Emperyalist batı devletlerinin ve yerli işbirlikçilerinin Kurana ve İslami kimliğe karşı olduklarını söyleyen Pamak, bu yüzden Afganistan, Irak, Filistin, Çeçenistan, Özbekistan ve Guantanamoda hep Kuranla ve İslami kimlikle savaşıldığını kaydetti. İslami direnişi kırmak için İslami kavramların yasaklandığını, uyduruk kutsal kitaplar yayınlandığını ve "Kadın mescitleri fitnesi" gibi gündemler oluşturulduğunu ifade eden Pamak, sekülerleştirme, batılı değerler istikametinde dönüştürme amaçları Modern İslam, "liberal İslam", "Amerikan İslamı", "Avrupa İslamı" gibi uyduruk tanımların yapıldığını kaydetti. Müslümanların her türlü işkence, tecavüz ve katliamlar yapılarak sindirilmeye, çözülmeye, çökertilmeye ve yıldırılmaya çalışıldığına dikkat çeken Pamak, son ve en aşağılayıcı yöntem olarak da Kurana hakarete yönelindiğini belirtti. Pamak şöyle dedi:
"Kutsal kitabımıza, bütün insanlığı karanlıktan ve zulümden kurtarmak için indirilmiş bir Nur olan ve Müslümanların uğruna her şeyi feda etmeyi göze alacakları Kurana alçakça hakaretleri yapabilecek derecede aşağılara düşen bir kimliği sergiliyorlar. Kuranın hayvanlardan bile aşağı olarak nitelendirdiği seviyesizlikleri cüretkarca gerçekleştiriyorlar."
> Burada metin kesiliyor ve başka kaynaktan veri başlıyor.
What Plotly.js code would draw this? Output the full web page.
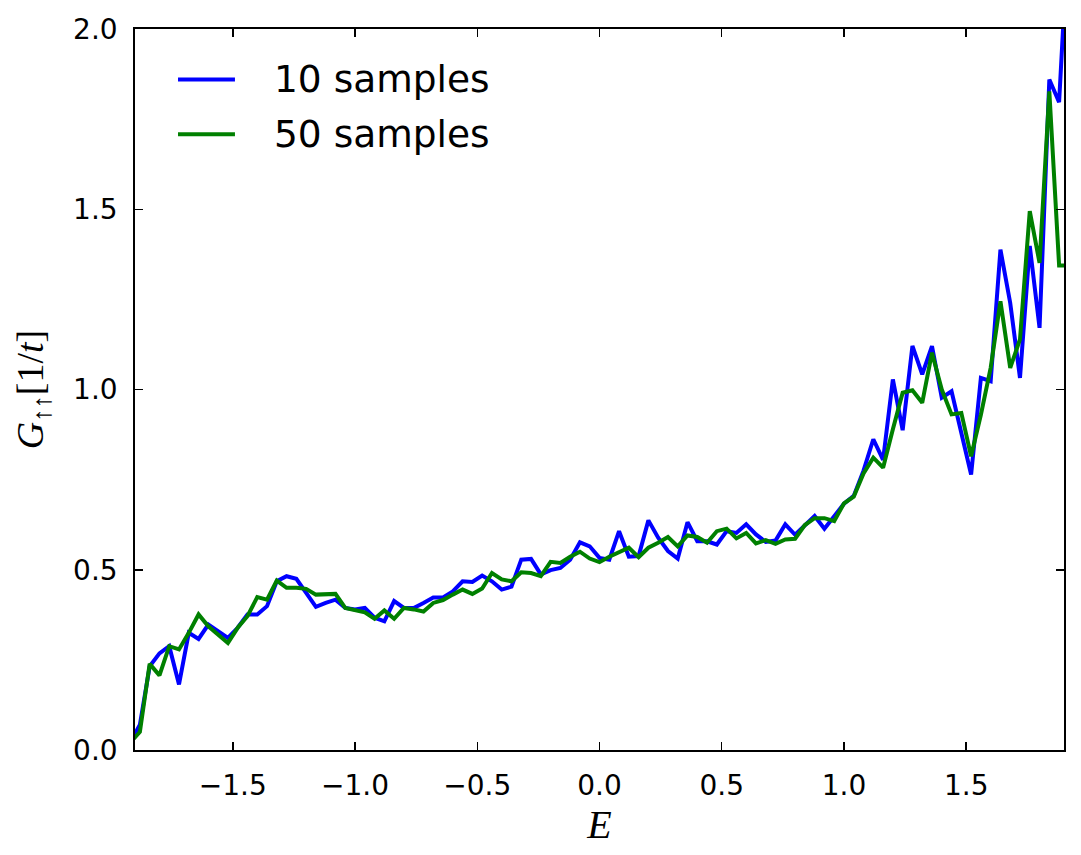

Pamak, Kitabın mirasçıları olma şerefine ulaşabilmenin yolunun Kurana sarılmaktan, Kuranın mesajını tahrife yönelik tüm projelere direnmekten, Kurana hakarete yeltenen alçaklara layık oldukları cevabı vermekten ve her şeyini Kuran yolunda feda etme bilincini ve adanmışlığına kuşanmaktan geçtiğini ifade ederek, "Hiç bir projeniz, hiç bir saldırınız bizi Kuranın aydınlık yolundan ayıramayacaktır" şeklinde konuştu. Konuşmanın ardından, yapılan saldırıları protesto için tüm toplulukça 1 dakika Kuran-ı Kerim okundu. Protesto gösterisi dua okunmasının ardından olaysız sona erdi.